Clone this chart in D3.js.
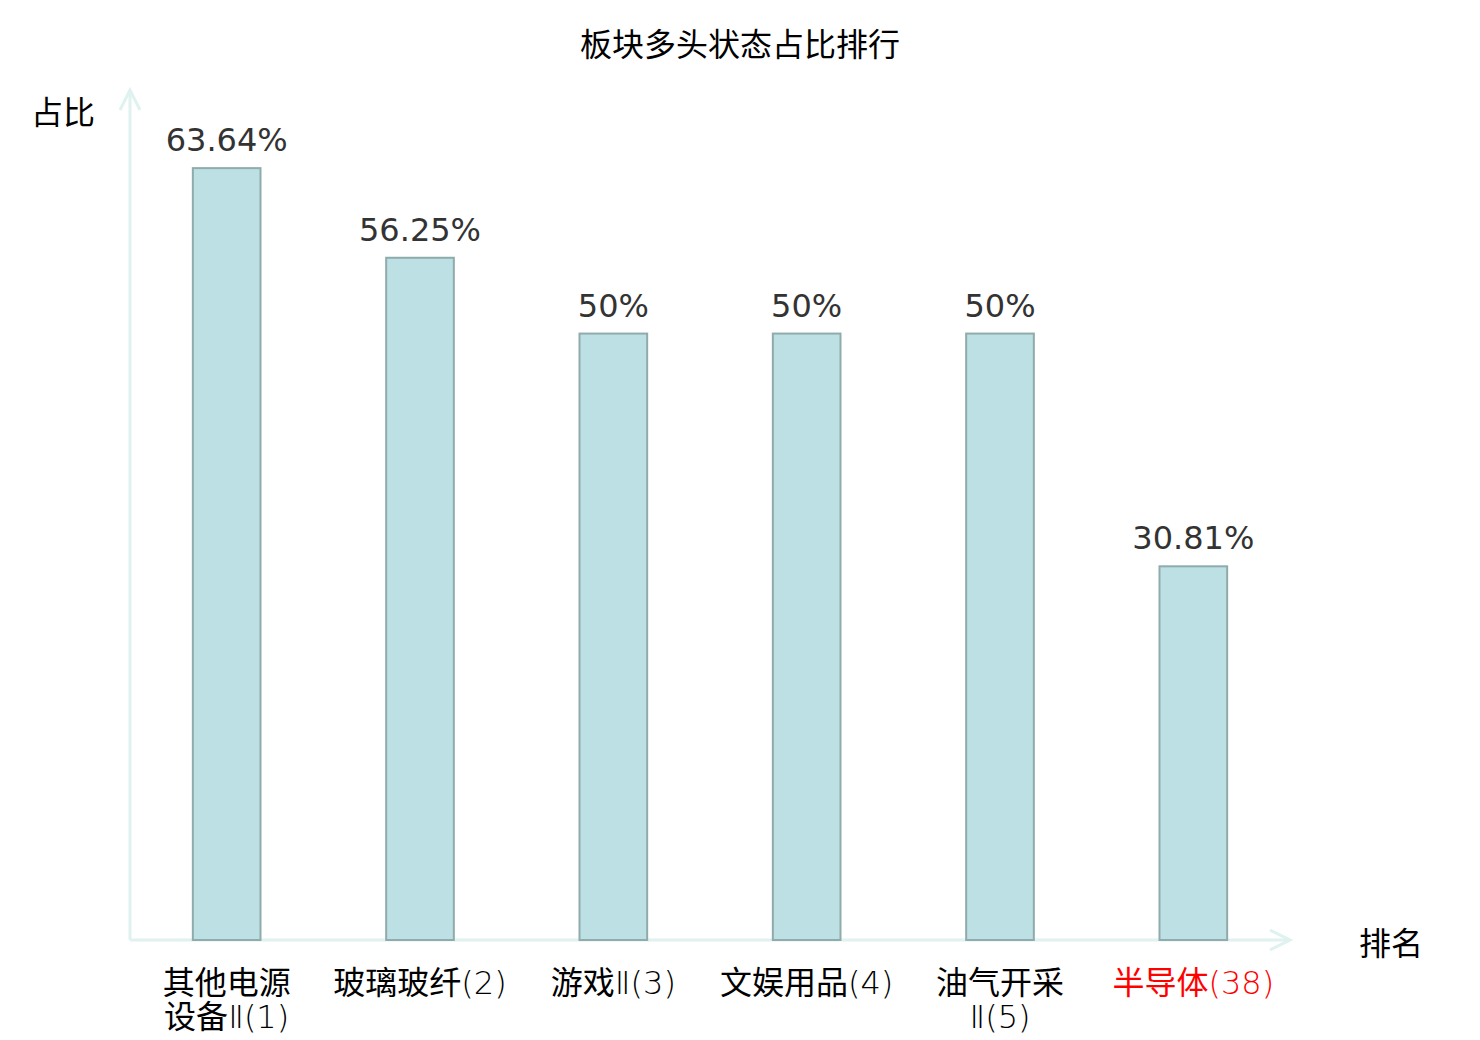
<!DOCTYPE html>
<html><head><meta charset="utf-8">
<script src="https://cdn.jsdelivr.net/npm/d3@7/dist/d3.min.js"></script>
<style>body{margin:0;background:#fff}svg{display:block}</style>
</head><body>
<svg id="c" width="1480" height="1040"></svg>
<script>
const categories = ["其他电源\n设备Ⅱ(1)", "玻璃玻纤(2)", "游戏Ⅱ(3)", "文娱用品(4)", "油气开采\nⅡ(5)", "半导体(38)"];
const values = [63.64, 56.25, 50, 50, 50, 30.81];
const valueLabels = ["63.64%", "56.25%", "50%", "50%", "50%", "30.81%"];
const highlight = ["半导体(38)"];
const title = "板块多头状态占比排行";
const yName = "占比", xName = "排名";

const svg = d3.select("#c");
const x0 = 130, x1 = 1290, yBase = 940, yTop = 91;
const x = d3.scaleBand().domain(categories).range([x0, x1]).paddingInner(0.65).paddingOuter(0.325);
const y = d3.scaleLinear().domain([0, 70]).range([yBase, yTop]);
const axisColor = "#dff2ef";
const cjk = "'Noto Sans CJK SC', 'Noto Sans', sans-serif";

svg.append("text").attr("x", 740).attr("y", 42).attr("text-anchor", "middle")
  .attr("dominant-baseline", "central").style("font-family", cjk).style("font-size", "32px")
  .attr("fill", "#000").text(title);

// axes
const g = svg.append("g").attr("fill", "none").attr("stroke", axisColor).attr("stroke-width", 3);
g.append("line").attr("x1", x0).attr("x2", x0).attr("y1", yBase).attr("y2", y(70) - 1);
g.append("line").attr("x1", x0).attr("x2", x1).attr("y1", yBase).attr("y2", yBase);
g.append("path").attr("d", `M${x0-10},${y(70)+19}L${x0},${y(70)-1}L${x0+10},${y(70)+19}`);
g.append("path").attr("d", `M${x1-20},${yBase-10}L${x1},${yBase}L${x1-20},${yBase+10}`);

svg.append("text").attr("x", 63).attr("y", 110).attr("text-anchor", "middle")
  .attr("dominant-baseline", "central").style("font-family", cjk).style("font-size", "32px").text(yName);
svg.append("text").attr("x", 1391).attr("y", 941).attr("text-anchor", "middle")
  .attr("dominant-baseline", "central").style("font-family", cjk).style("font-size", "32px").text(xName);

// bars
svg.selectAll("rect.bar").data(categories).join("rect").attr("class", "bar")
  .attr("x", d => x(d)).attr("width", x.bandwidth())
  .attr("y", (d, i) => y(values[i])).attr("height", (d, i) => yBase - y(values[i]))
  .attr("fill", "#bce0e3").attr("stroke", "#8fabab").attr("stroke-width", 2);

svg.selectAll("text.val").data(categories).join("text").attr("class", "val")
  .attr("x", d => x(d) + x.bandwidth() / 2).attr("y", (d, i) => y(values[i]) - 17)
  .attr("text-anchor", "middle").style("font-family", "'DejaVu Sans', sans-serif").style("font-size", "32px")
  .attr("fill", "#333").text((d, i) => valueLabels[i]);

// tick labels: regular CJK glyphs, thin latin glyphs, shared alphabetic baseline
const runRe = /([\u4e00-\u9fff]+|[^\u4e00-\u9fff]+)/g;
categories.forEach(c => {
  const cx = x(c) + x.bandwidth() / 2;
  c.split("\n").forEach((l, i) => {
    const t = svg.append("text").attr("text-anchor", "middle")
      .attr("x", cx).attr("y", 994 + i * 34)
      .style("font-size", "32px")
      .attr("fill", highlight.includes(c) ? "#ff0000" : "#000");
    (l.match(runRe) || []).forEach(run => {
      const isCjk = /[\u4e00-\u9fff]/.test(run);
      t.append("tspan").text(run)
        .style("font-family", isCjk ? cjk : "'DejaVu Sans', sans-serif")
        .style("font-weight", isCjk ? 400 : 200);
    });
  });
});
</script>
</body></html>
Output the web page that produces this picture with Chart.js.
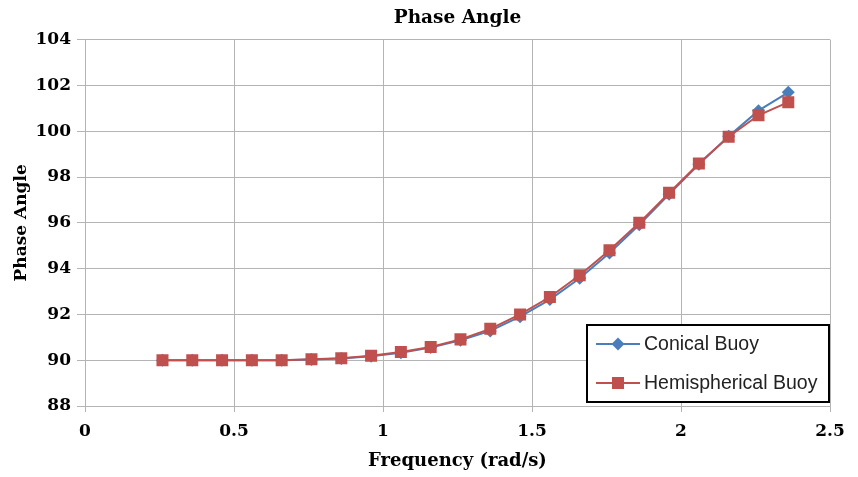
<!DOCTYPE html>
<html>
<head>
<meta charset="utf-8">
<script src="https://cdn.jsdelivr.net/npm/chart.js@4/dist/chart.umd.min.js"></script>
<style>
  html, body { margin: 0; padding: 0; background: #fff; }
  #c { display: block; }
</style>
</head>
<body>
<canvas id="c" width="858" height="477"></canvas>
<script>
// ---- data ----
const chartTitle = "Phase Angle";
const xTitle = "Frequency (rad/s)";
const yTitle = "Phase Angle";
const seriesNames = ["Conical Buoy", "Hemispherical Buoy"];
const frequency = [0.26, 0.36, 0.46, 0.56, 0.66, 0.76, 0.86, 0.96, 1.06, 1.16, 1.26,
                   1.36, 1.46, 1.56, 1.66, 1.76, 1.86, 1.96, 2.06, 2.16, 2.26, 2.36];
const conical = [90.0, 90.0, 90.0, 90.0, 90.0, 90.03, 90.08, 90.17, 90.33, 90.55, 90.87,
                 91.28, 91.9, 92.65, 93.58, 94.68, 95.92, 97.25, 98.56, 99.78, 100.9, 101.7];
const hemispherical = [90.0, 90.0, 90.0, 90.0, 90.0, 90.04, 90.09, 90.19, 90.36, 90.58, 90.91,
                       91.37, 92.0, 92.76, 93.71, 94.8, 96.0, 97.31, 98.59, 99.76, 100.7, 101.27];
const xTicks = [0, 0.5, 1, 1.5, 2, 2.5];
const yTicks = [88, 90, 92, 94, 96, 98, 100, 102, 104];

const BLUE = "#4A7EBB";
const RED = "#C0504D";
const GRID = "#B4B4B4";
const serif = "'DejaVu Serif', 'Liberation Serif', serif";

const toPts = (ys) => ys.map((y, i) => ({ x: frequency[i], y }));

// custom in-plot legend with black border (as in the reference)
const boxLegend = {
  id: "boxLegend",
  afterDraw(chart) {
    const ctx = chart.ctx;
    const ca = chart.chartArea;
    const w = 242, h = 77;
    const x0 = ca.right - w - 1, y0 = ca.bottom - h - 4;
    ctx.save();
    ctx.fillStyle = "#fff";
    ctx.fillRect(x0, y0, w, h);
    ctx.lineWidth = 2;
    ctx.strokeStyle = "#000";
    ctx.strokeRect(x0, y0, w, h);
    ctx.font = "19.5px 'Liberation Sans', Arial, sans-serif";
    ctx.textBaseline = "middle";
    ctx.textAlign = "left";
    const rows = [chart.data.datasets[0], chart.data.datasets[1]];
    rows.forEach((ds, i) => {
      const cy = y0 + 19 + i * 39;
      const lx0 = x0 + 9, lx1 = x0 + 53, mx = (lx0 + lx1) / 2;
      ctx.strokeStyle = ds.borderColor;
      ctx.lineWidth = 2;
      ctx.beginPath(); ctx.moveTo(lx0, cy); ctx.lineTo(lx1, cy); ctx.stroke();
      ctx.fillStyle = ds.backgroundColor;
      if (ds.pointStyle === "rect") {
        ctx.fillRect(mx - 6, cy - 6, 12, 12);
      } else {
        ctx.beginPath();
        ctx.moveTo(mx, cy - 6.5); ctx.lineTo(mx + 6.5, cy); ctx.lineTo(mx, cy + 6.5); ctx.lineTo(mx - 6.5, cy);
        ctx.closePath(); ctx.fill();
      }
      ctx.fillStyle = "#222";
      ctx.fillText(ds.label, x0 + 57, cy + 1);
    });
    ctx.restore();
  }
};

new Chart(document.getElementById("c"), {
  type: "line",
  data: {
    datasets: [
      {
        label: seriesNames[0],
        data: toPts(conical),
        borderColor: BLUE,
        backgroundColor: BLUE,
        borderWidth: 2,
        pointStyle: "rectRot",
        pointRadius: 6.5,
        pointBorderWidth: 0,
        order: 2
      },
      {
        label: seriesNames[1],
        data: toPts(hemispherical),
        borderColor: RED,
        backgroundColor: RED,
        borderWidth: 2,
        pointStyle: "rect",
        pointRadius: 8.5,
        pointBorderWidth: 0,
        order: 1
      }
    ]
  },
  options: {
    responsive: false,
    animation: false,
    layout: { padding: { left: 0, right: 28, top: 0, bottom: 0 } },
    plugins: {
      legend: { display: false },
      tooltip: { enabled: false },
      title: {
        display: true,
        text: chartTitle,
        fullSize: false,
        color: "#000",
        font: { family: serif, size: 18.5, weight: "bold", lineHeight: 1.2 },
        padding: { top: 7.5, bottom: 10 }
      }
    },
    scales: {
      x: {
        type: "linear",
        min: 0, max: 2.5,
        afterBuildTicks: (s) => { s.ticks = xTicks.map(v => ({ value: v })); },
        afterFit: (s) => { s.height = 71; },
        ticks: {
          color: "#000",
          padding: 9,
          font: { family: serif, size: 17, weight: "bold" },
          callback: (v) => String(v)
        },
        grid: { color: GRID, lineWidth: 1, tickLength: 6, drawTicks: true },
        border: { color: GRID, width: 1 },
        title: {
          display: true,
          text: xTitle,
          color: "#000",
          font: { family: serif, size: 18, weight: "bold", lineHeight: 1.2 },
          padding: { top: 0, bottom: 5 }
        }
      },
      y: {
        type: "linear",
        min: 88, max: 104,
        afterBuildTicks: (s) => { s.ticks = yTicks.map(v => ({ value: v })); },
        afterFit: (s) => { s.width = 85; },
        ticks: {
          color: "#000",
          padding: 6,
          font: { family: serif, size: 17, weight: "bold" },
          callback: (v) => String(v)
        },
        grid: { color: GRID, lineWidth: 1, tickLength: 8, drawTicks: true },
        border: { color: GRID, width: 1 },
        title: {
          display: true,
          text: yTitle,
          color: "#000",
          font: { family: serif, size: 17, weight: "bold", lineHeight: 1.2 },
          padding: { top: 11, bottom: 0 }
        }
      }
    }
  },
  plugins: [boxLegend]
});
</script>
</body>
</html>
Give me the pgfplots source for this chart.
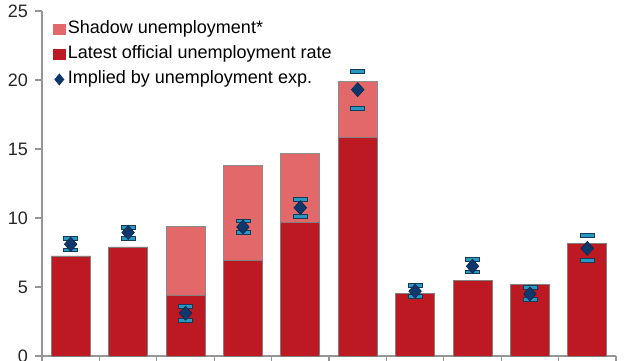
\documentclass[border=0pt]{standalone}
\usepackage{pgfplots}
\pgfplotsset{compat=1.18}
\usepackage{fontspec}
\setmainfont{Liberation Sans}
\definecolor{offred}{RGB}{189,25,35}
\definecolor{shadred}{RGB}{226,104,106}
\definecolor{navy}{RGB}{14,56,108}
\definecolor{capcyan}{RGB}{40,152,192}
\definecolor{capdark}{RGB}{20,60,90}
\definecolor{axgray}{RGB}{150,150,150}
\begin{document}
\begin{tikzpicture}
\useasboundingbox (-21pt,-2pt) rectangle (299pt,178pt);
\begin{axis}[
  scale only axis,
  width=287pt, height=172.5pt,
  xmin=0.5, xmax=10.5, ymin=0, ymax=25,
  axis x line*=bottom, axis y line*=left,
  axis line style={draw=axgray, line width=0.6pt},
  xtick={0.5,1.5,...,10.5}, xticklabels={},
  ytick={0,5,10,15,20,25},
  tick align=outside, major tick length=3.5pt,
  tick style={draw=axgray, line width=0.6pt},
  tick label style={font=\fontsize{9}{10}\selectfont, text=black!85},
  /pgf/number format/assume math mode=true,
  ybar, bar shift=0pt, bar width=19.5pt,
  legend cell align=left,
  legend style={draw=none, fill=none, inner sep=0pt, row sep=2pt,
    font=\fontsize{9}{10}\selectfont,
    nodes={text height=6.5pt, text depth=2pt, inner sep=1pt},
    at={(rel axis cs:0.018,0.978)}, anchor=north west},
]
% Shadow unemployment (total height)
\addplot[fill=shadred, draw=black!45, line width=0.4pt,
  legend image code/.code={\fill[shadred] (0pt,-2.7pt) rectangle (6.2pt,2.7pt);}]
  coordinates {(3,9.4) (4,13.8) (5,14.7) (6,19.9)};
\addlegendentry{Shadow unemployment*}
% Latest official unemployment rate
\addplot[fill=offred, draw=black!50, line width=0.4pt,
  legend image code/.code={\fill[offred] (0pt,-2.7pt) rectangle (6.2pt,2.7pt);}]
  coordinates {(1,7.25) (2,7.9) (3,4.4) (4,6.9) (5,9.7) (6,15.85) (7,4.55) (8,5.5) (9,5.2) (10,8.15)};
\addlegendentry{Latest official unemployment rate}
% caps upper
\addplot[forget plot, only marks, mark=square*, mark size=3.5pt,
  mark options={yscale=0.27, fill=capcyan, draw=capdark, line width=0.3pt}]
  coordinates {(1,8.55) (2,9.35) (3,3.6) (4,9.8) (5,11.35) (6,20.65) (7,5.15) (8,7.0) (9,5.0) (10,8.75)};
% caps lower
\addplot[forget plot, only marks, mark=square*, mark size=3.5pt,
  mark options={yscale=0.27, fill=capcyan, draw=capdark, line width=0.3pt}]
  coordinates {(1,7.7) (2,8.55) (3,2.6) (4,8.95) (5,10.1) (6,17.95) (7,4.3) (8,6.1) (9,4.1) (10,6.95)};
% Implied
\addplot[only marks, mark=diamond*, mark size=3.5pt,
  mark options={fill=navy, draw=navy!70!black, line width=0.3pt, xscale=1.2},
  legend image code/.code={\draw[mark=diamond*, mark size=2.7pt, mark options={fill=navy, draw=navy, xscale=1.1}] plot coordinates {(3.1pt,0pt)};}]
  coordinates {(1,8.1) (2,8.95) (3,3.1) (4,9.35) (5,10.75) (6,19.3) (7,4.7) (8,6.5) (9,4.5) (10,7.8)};
\addlegendentry{Implied by unemployment exp.}
\end{axis}
\end{tikzpicture}
\end{document}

☆ ☆ ☆

Objective - Can you give again only the lines between the one containing "Output the web" and the one containing "const toPts = (ys)", counting both, exactly as they appear and without any pictures?

Right answer -
Output the web page that produces this picture with Chart.js.
<!DOCTYPE html>
<html>
<head>
<meta charset="utf-8">
<script src="https://cdn.jsdelivr.net/npm/chart.js@4/dist/chart.umd.min.js"></script>
<style>
  html, body { margin: 0; padding: 0; background: #fff; }
  #c { display: block; }
</style>
</head>
<body>
<canvas id="c" width="858" height="477"></canvas>
<script>
// ---- data ----
const chartTitle = "Phase Angle";
const xTitle = "Frequency (rad/s)";
const yTitle = "Phase Angle";
const seriesNames = ["Conical Buoy", "Hemispherical Buoy"];
const frequency = [0.26, 0.36, 0.46, 0.56, 0.66, 0.76, 0.86, 0.96, 1.06, 1.16, 1.26,
                   1.36, 1.46, 1.56, 1.66, 1.76, 1.86, 1.96, 2.06, 2.16, 2.26, 2.36];
const conical = [90.0, 90.0, 90.0, 90.0, 90.0, 90.03, 90.08, 90.17, 90.33, 90.55, 90.87,
                 91.28, 91.9, 92.65, 93.58, 94.68, 95.92, 97.25, 98.56, 99.78, 100.9, 101.7];
const hemispherical = [90.0, 90.0, 90.0, 90.0, 90.0, 90.04, 90.09, 90.19, 90.36, 90.58, 90.91,
                       91.37, 92.0, 92.76, 93.71, 94.8, 96.0, 97.31, 98.59, 99.76, 100.7, 101.27];
const xTicks = [0, 0.5, 1, 1.5, 2, 2.5];
const yTicks = [88, 90, 92, 94, 96, 98, 100, 102, 104];

const BLUE = "#4A7EBB";
const RED = "#C0504D";
const GRID = "#B4B4B4";
const serif = "'DejaVu Serif', 'Liberation Serif', serif";

const toPts = (ys) => ys.map((y, i) => ({ x: frequency[i], y }));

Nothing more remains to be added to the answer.